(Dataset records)
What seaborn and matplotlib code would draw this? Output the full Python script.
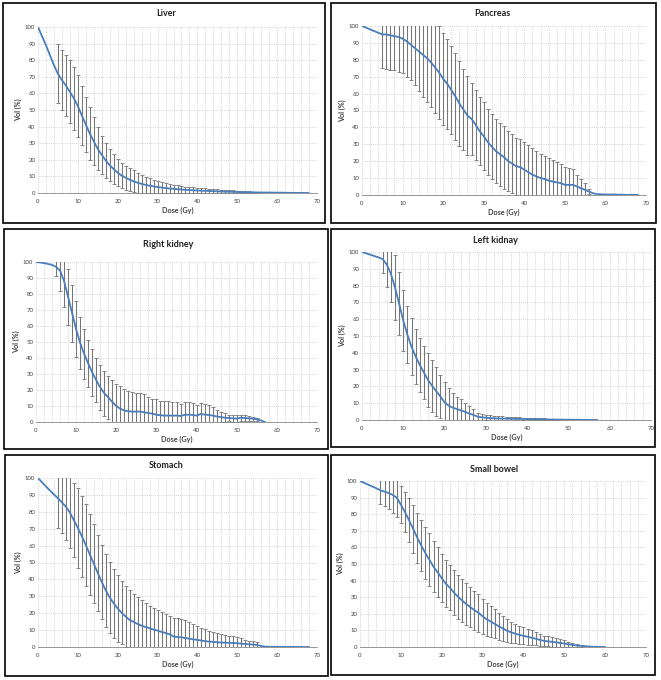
import numpy as np
import matplotlib
matplotlib.use("Agg")
import matplotlib.pyplot as plt
from matplotlib.patches import Rectangle
from matplotlib.ticker import MultipleLocator
import seaborn as sns

sns.set_theme(style="white")
plt.rcParams['font.family'] = ['Lato', 'DejaVu Sans']


# ══════════════════════════════════════════════════════════════════
# 1.  DATA  (mean DVH from 0 Gy in 1 Gy steps, SD from 5 Gy)
# ══════════════════════════════════════════════════════════════════

SD_START = 5

liver_mean = [100, 94.5, 89, 83, 77, 71.8, 68, 64.7, 61, 57, 52.3, 46.7, 41.2, 35.8,
              31.1, 26.6, 23, 19.5, 16.7, 14.4, 12.2, 10.5, 9.2, 8, 7, 6.2, 5.5, 4.9,
              4.4, 4.0, 3.6, 3.3, 3.0, 2.7, 2.5, 2.3, 2.1, 1.9, 1.8, 1.6, 1.5, 1.4, 1.3,
              1.2, 1.1, 1.0, 0.9, 0.8, 0.75, 0.7, 0.6, 0.55, 0.5, 0.45, 0.4, 0.35, 0.3,
              0.3, 0.3, 0.25, 0.2, 0.2, 0.15, 0.1, 0.1, 0.05, 0.05, 0.02, 0]
liver_sd = [17.8, 18, 18.3, 19, 19, 18.7, 17.7, 16.8, 15.8, 14.5, 13, 11.4, 10.5, 9.7,
            9, 8.2, 7.5, 7.2, 7, 6.6, 6, 5.5, 5, 4.7, 4.1, 3.9, 3.5, 3.2, 2.9, 2.6,
            2.4, 2.2, 2.0, 1.9, 1.8, 1.7, 1.6, 1.5, 1.4, 1.3, 1.2, 1.1, 1.0, 0.9,
            0.85, 0.8, 0.7, 0.6, 0.5, 0.45, 0.4]

pancreas_mean = [100, 99, 98, 97, 96, 95, 95, 94.5, 94, 93.5, 92.5, 91, 89, 87, 85, 83,
                 81, 78.5, 75.5, 72.5, 68.8, 65.8, 62.2, 58.4, 54.2, 50.5, 47, 45, 41.6,
                 37.8, 34.8, 31.3, 28.6, 26, 24.1, 22.4, 20.1, 18.6, 17, 16.5, 15, 13.5,
                 12, 11, 10, 9.5, 8.5, 8, 7.5, 7, 6, 6, 6, 5, 4, 3, 2, 1, 0.5, 0.4, 0.3,
                 0.3, 0.3, 0.2, 0.2, 0.1, 0.1, 0.1, 0.1]
pancreas_sd = [20, 20.5, 20.5, 20, 20.5, 20.5, 21, 21, 22, 23.5, 25, 26, 26.5, 27, 27.5,
               27.2, 26.8, 26.2, 25.6, 25.2, 24, 23.5, 21.3, 20.6, 20.2, 20.2, 19.6,
               19.3, 19, 18.6, 18.6, 17.9, 17.4, 17, 16.9, 16.4, 16.1, 15.9, 15.3, 14.5,
               13.5, 13.2, 13, 12.3, 11.4, 10.6, 10.2, 9.2, 6.7, 5.7, 4, 1.6]

rkidney_mean = [100, 99.7, 99.3, 98.8, 98.2, 97, 94.6, 88, 78.2, 68, 57.9, 49.4, 42.5,
                36.6, 31, 26.2, 21.6, 18, 15.4, 12.5, 10, 8.3, 7.2, 6.7, 6.5, 6.5, 6.5,
                6, 5.6, 5.2, 4.5, 4.2, 4, 4, 4, 4, 3.8, 4.4, 4.6, 4.4, 4, 5, 4.6, 4.4,
                4, 3.5, 3.1, 2.7, 2.5, 2.3, 2.1, 2.7, 2.5, 2.3, 2.1, 1.7, 1, 0]
rkidney_sd = [6, 12.9, 16.3, 17.4, 17.8, 17.5, 16.4, 15.6, 14.9, 14.6, 14, 14, 14, 13.5,
              14, 14, 14, 13.4, 12.9, 12, 11.6, 11.6, 11.5, 10.2, 9.4, 9.7, 9.1, 9.1,
              8.9, 8.5, 8.5, 7.7, 7.9, 7.7, 7.5, 6.8, 7.1, 6.6, 6, 5.2, 4.2, 2.9, 2.7,
              2.1, 2.1, 2.3, 1.9, 1.9, 1.7, 1.2, 0.8]

lkidney_mean = [100, 99.2, 98.4, 97.6, 96.8, 95.8, 92.5, 87, 78.9, 69.2, 59.2, 50.7, 43.6,
                37.7, 32.7, 28.2, 23.8, 20.3, 17.1, 14, 10.5, 8.5, 7.3, 6.5, 5.7, 4.8,
                3.8, 3, 2, 1.6, 1.4, 1.2, 1.0, 0.9, 0.85, 0.8, 0.75, 0.7, 0.65, 0.6,
                0.55, 0.5, 0.45, 0.4, 0.35, 0.3, 0.3, 0.25, 0.2, 0.2, 0.15, 0.15, 0.1,
                0.1, 0.05, 0.05, 0.02, 0]
lkidney_sd = [8.3, 13.3, 16.9, 19.1, 18.9, 18, 17, 16.9, 16.3, 15.9, 15.9, 15.9, 15.3,
              14.7, 12.7, 12.1, 10.3, 8.9, 7.4, 6.6, 5.5, 4.3, 3.3, 2.4, 2, 1.6, 1.6,
              1.6, 1.5, 1.35, 1.2, 1.05, 0.9, 0.95, 0.8, 0.85, 0.7, 0.65, 0.6, 0.55,
              0.5, 0.4, 0.35]

stomach_mean = [100, 97.5, 95, 92.6, 90.3, 88, 85.6, 83, 79.6, 75, 70.5, 65.5, 60.3,
                54.8, 49.3, 43.8, 38.5, 33.5, 29.3, 25.8, 22.8, 20.2, 18, 16, 14.8, 13.6,
                12.6, 11.8, 11.1, 10.3, 9.7, 8.9, 8.3, 7.5, 6.2, 5.9, 5.7, 5.3, 4.9, 4.5,
                4.2, 3.8, 3.4, 3.2, 3, 2.8, 2.6, 2.6, 2.4, 2.4, 2.2, 2, 1.8, 1.6, 1.4,
                1.2, 0.6, 0.2, 0.1, 0.1, 0.1, 0.1, 0.05, 0.05, 0.05, 0.02, 0.02, 0, 0]
stomach_sd = [17.6, 18.4, 19.8, 21.1, 22, 23.5, 24, 24.3, 24, 23.4, 22.5, 21.8, 21.5, 21,
              20.5, 19.8, 18.7, 17.8, 17.6, 16.8, 16, 15.3, 14.3, 13.2, 12.8, 12.4, 12,
              11.3, 10.7, 11, 11.1, 11.1, 10.5, 9.7, 8.9, 8.4, 7.7, 7.1, 6.3, 5.9, 5.3,
              4.9, 4.5, 4.3, 3.9, 3.5, 3.1, 2.2, 2, 2, 2]

bowel_mean = [100, 98.9, 97.8, 96.7, 95.6, 94.4, 93.6, 92.8, 91.6, 90, 85.7, 81.3, 76.4,
              71.2, 65.9, 61, 56.6, 52.5, 48.3, 45, 41.5, 38.2, 35.7, 32.7, 30.3, 28,
              25.9, 24, 22.2, 20.6, 18.5, 16.7, 15.3, 13.9, 12.4, 11.1, 9.8, 8.8, 8, 7.3,
              6.7, 6.2, 5.6, 5, 4.3, 3.7, 3.4, 3.1, 2.8, 2.4, 2.1, 1.6, 1.3, 0.9, 0.7,
              0.5, 0.3, 0.15, 0.08, 0.03, 0]
bowel_sd = [8.4, 8.6, 9.4, 10.6, 11.6, 11.3, 12.3, 13.4, 14.4, 15.1, 15.4, 15.8, 15.9,
            15.3, 15, 14.5, 14.2, 13.7, 13.7, 13.3, 13, 12.5, 12, 11.8, 11.4, 10.5, 9.9,
            9.3, 8.7, 8, 7.5, 6.8, 6.2, 5.8, 5.3, 5.1, 4.8, 4.4, 4, 3.5, 3.1, 3, 2.9,
            2.6, 2.2, 1.9, 1.4, 1.1, 0.7, 0.5]

titles = ["Liver", "Pancreas", "Right kidney", "Left kidnay", "Stomach", "Small bowel"]
means = [liver_mean, pancreas_mean, rkidney_mean, lkidney_mean, stomach_mean, bowel_mean]
sds = [liver_sd, pancreas_sd, rkidney_sd, lkidney_sd, stomach_sd, bowel_sd]


# ══════════════════════════════════════════════════════════════════
# 2.  LAYOUT  (pixel boxes on a 661 x 680 canvas)
# ══════════════════════════════════════════════════════════════════

W, H = 661, 680
# plot area: left, top, right, bottom
axes_px = [(38, 27, 317, 193), (362, 26, 646, 195),
           (36, 262, 317, 422), (362, 252, 651, 420),
           (38, 478, 317, 647), (360, 481, 646, 647)]
title_px = [(166, 14), (492, 14), (168, 244), (495, 240), (166, 466), (494, 469)]
frame_px = [(3, 3, 325, 223), (331, 3, 656, 223),
            (4, 229, 328, 449), (331, 229, 655, 447),
            (5, 455, 328, 676), (331, 455, 655, 675)]

LINE_COLOR = '#4A7EBB'
BAR_COLOR = '#767676'
GRID_COLOR = '#C8C8C8'
TEXT_COLOR = '#404040'


def px_rect(l, t, r, b):
    return [l / W, 1 - b / H, (r - l) / W, (b - t) / H]


def draw_dvh(ax, mean, sd):
    """Mean DVH line with +/- SD whiskers, Excel look."""
    dose = np.arange(len(mean))
    m = np.asarray(mean, dtype=float)
    s = np.asarray(sd, dtype=float)
    sd_dose = np.arange(SD_START, SD_START + len(s))
    ax.errorbar(sd_dose, m[sd_dose], yerr=s, fmt='none', ecolor=BAR_COLOR,
                elinewidth=0.75, capsize=1.6, capthick=0.6, zorder=2)
    sns.lineplot(x=dose, y=m, ax=ax, color=LINE_COLOR, linewidth=1.3, zorder=3)

    ax.set_xlim(0, 70)
    ax.set_ylim(0, 100)
    ax.xaxis.set_major_locator(MultipleLocator(10))
    ax.xaxis.set_minor_locator(MultipleLocator(2))
    ax.yaxis.set_major_locator(MultipleLocator(10))
    ax.grid(which='both', axis='x', color=GRID_COLOR, linestyle=(0, (1.5, 1.5)), linewidth=0.5)
    ax.grid(which='major', axis='y', color=GRID_COLOR, linestyle=(0, (1.5, 1.5)), linewidth=0.5)
    ax.set_axisbelow(True)

    for side in ['top', 'right', 'left']:
        ax.spines[side].set_visible(False)
    ax.spines['bottom'].set_color('#868686')
    ax.spines['bottom'].set_linewidth(0.6)
    ax.tick_params(axis='both', which='major', labelsize=4.3, colors=TEXT_COLOR,
                   length=0, pad=2)
    ax.tick_params(axis='x', which='major', length=2, width=0.5, color='#868686')
    ax.tick_params(which='minor', length=0)

    ax.set_xlabel('Dose (Gy)', fontsize=5.2, fontweight='bold', color=TEXT_COLOR, labelpad=2)
    ax.set_ylabel('Vol (%)', fontsize=5.2, fontweight='bold', color=TEXT_COLOR, labelpad=2)


# ══════════════════════════════════════════════════════════════════
# 3.  FIGURE
# ══════════════════════════════════════════════════════════════════

fig = plt.figure(figsize=(W / 100, H / 100), dpi=100)
fig.patch.set_facecolor('white')

for i in range(6):
    ax = fig.add_axes(px_rect(*axes_px[i]))
    ax.set_facecolor('white')
    draw_dvh(ax, means[i], sds[i])

    tx, ty = title_px[i]
    fig.text(tx / W, 1 - ty / H, titles[i], ha='center', va='center',
             fontsize=6.5, fontweight='bold', color='#202020')

    l, t, r, b = frame_px[i]
    fig.add_artist(Rectangle((l / W, 1 - b / H), (r - l) / W, (b - t) / H,
                             transform=fig.transFigure, fill=False,
                             edgecolor='black', linewidth=1.2))

fig.savefig('out.png', dpi=100)
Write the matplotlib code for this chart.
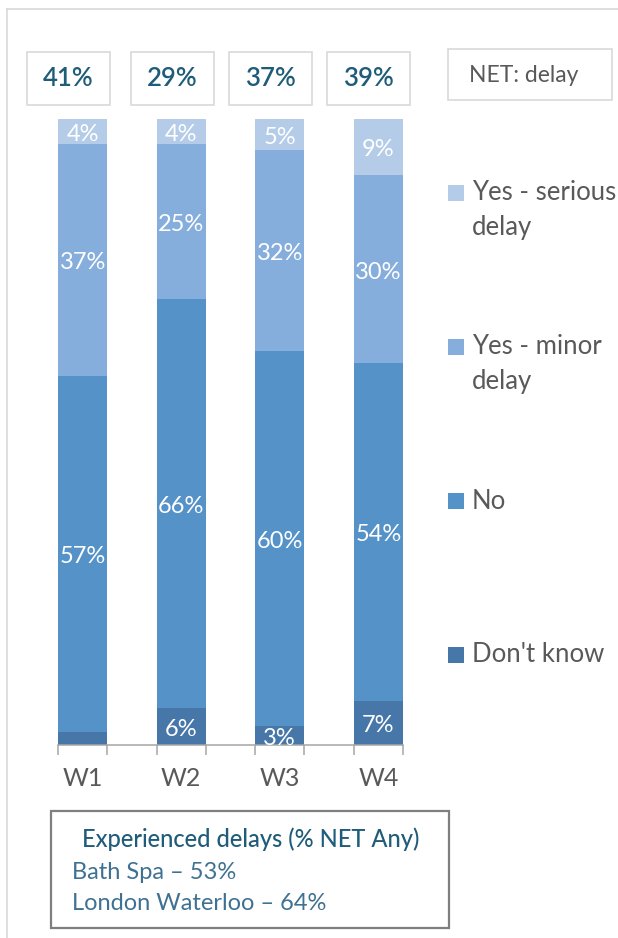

- _SHORT PROBLEM_
Set down word for word the lines from the first entry through the line with "5.7, 4, 1.6]", both included, omitting pictures.

- _SOLVED EXERCISE_
What seaborn and matplotlib code would draw this? Output the full Python script.
import numpy as np
import matplotlib
matplotlib.use("Agg")
import matplotlib.pyplot as plt
from matplotlib.patches import Rectangle
from matplotlib.ticker import MultipleLocator
import seaborn as sns

sns.set_theme(style="white")
plt.rcParams['font.family'] = ['Lato', 'DejaVu Sans']


# ══════════════════════════════════════════════════════════════════
# 1.  DATA  (mean DVH from 0 Gy in 1 Gy steps, SD from 5 Gy)
# ══════════════════════════════════════════════════════════════════

SD_START = 5

liver_mean = [100, 94.5, 89, 83, 77, 71.8, 68, 64.7, 61, 57, 52.3, 46.7, 41.2, 35.8,
              31.1, 26.6, 23, 19.5, 16.7, 14.4, 12.2, 10.5, 9.2, 8, 7, 6.2, 5.5, 4.9,
              4.4, 4.0, 3.6, 3.3, 3.0, 2.7, 2.5, 2.3, 2.1, 1.9, 1.8, 1.6, 1.5, 1.4, 1.3,
              1.2, 1.1, 1.0, 0.9, 0.8, 0.75, 0.7, 0.6, 0.55, 0.5, 0.45, 0.4, 0.35, 0.3,
              0.3, 0.3, 0.25, 0.2, 0.2, 0.15, 0.1, 0.1, 0.05, 0.05, 0.02, 0]
liver_sd = [17.8, 18, 18.3, 19, 19, 18.7, 17.7, 16.8, 15.8, 14.5, 13, 11.4, 10.5, 9.7,
            9, 8.2, 7.5, 7.2, 7, 6.6, 6, 5.5, 5, 4.7, 4.1, 3.9, 3.5, 3.2, 2.9, 2.6,
            2.4, 2.2, 2.0, 1.9, 1.8, 1.7, 1.6, 1.5, 1.4, 1.3, 1.2, 1.1, 1.0, 0.9,
            0.85, 0.8, 0.7, 0.6, 0.5, 0.45, 0.4]

pancreas_mean = [100, 99, 98, 97, 96, 95, 95, 94.5, 94, 93.5, 92.5, 91, 89, 87, 85, 83,
                 81, 78.5, 75.5, 72.5, 68.8, 65.8, 62.2, 58.4, 54.2, 50.5, 47, 45, 41.6,
                 37.8, 34.8, 31.3, 28.6, 26, 24.1, 22.4, 20.1, 18.6, 17, 16.5, 15, 13.5,
                 12, 11, 10, 9.5, 8.5, 8, 7.5, 7, 6, 6, 6, 5, 4, 3, 2, 1, 0.5, 0.4, 0.3,
                 0.3, 0.3, 0.2, 0.2, 0.1, 0.1, 0.1, 0.1]
pancreas_sd = [20, 20.5, 20.5, 20, 20.5, 20.5, 21, 21, 22, 23.5, 25, 26, 26.5, 27, 27.5,
               27.2, 26.8, 26.2, 25.6, 25.2, 24, 23.5, 21.3, 20.6, 20.2, 20.2, 19.6,
               19.3, 19, 18.6, 18.6, 17.9, 17.4, 17, 16.9, 16.4, 16.1, 15.9, 15.3, 14.5,
               13.5, 13.2, 13, 12.3, 11.4, 10.6, 10.2, 9.2, 6.7, 5.7, 4, 1.6]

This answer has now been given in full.